In the abstract of the paper they say

After the Moon’s formation, Earth experienced a protracted bombardment by leftover planetesimals. The mass delivered during this stage of late accretion has been estimated to be approximately 0.5% of Earth’s present mass...

That is, such an impact would even change the chemical composition of earth. Somewhere in the paper they make a calculation and claim that a minimum of 400 K increase in global temperature would be expected.

Look at this nice animation* they have created. You could easily tract the waves created on the earths surface and the change in temperature. What is even more cool is that the core of the planetesimal is "injected" in to the core of earth, just like a bacteriophage.

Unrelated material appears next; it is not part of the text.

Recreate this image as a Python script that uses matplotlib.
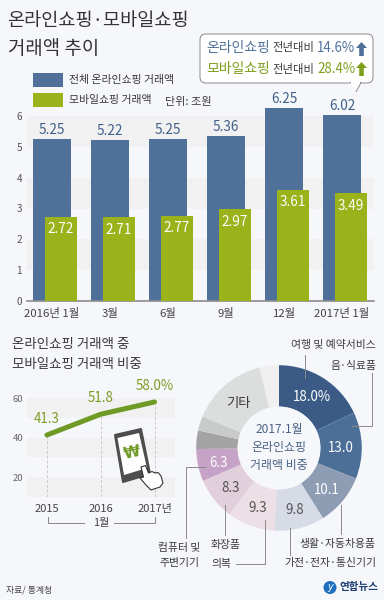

enter image description here

So answering your questions:

Would we all perish due to excessive heat?

Yes, we all would turn to grilled chicken. If not fully evaporate.

Or would that be limited to the area near the impact while the people on the rest of the earth would die from other phenomena such as mega earthquakes, volcanic activities, tsunamis etc.?

As the animation shows the waves from the impact go all over the world. Therefore for sure there would be horrible volcanic activities and earthquakes. But, I doubt about tsunamis because all water would evaporate.

Does it matter where the impact is - if it landed in Antarctica, would we have massive floods, but if it landed in the middle of the Eurasian continent, would the effect be different?

Again, based on the animation for sure the effect would be worst at the area of impact (temperature reaches to 10000 K) but everywhere else life as we know would disappear.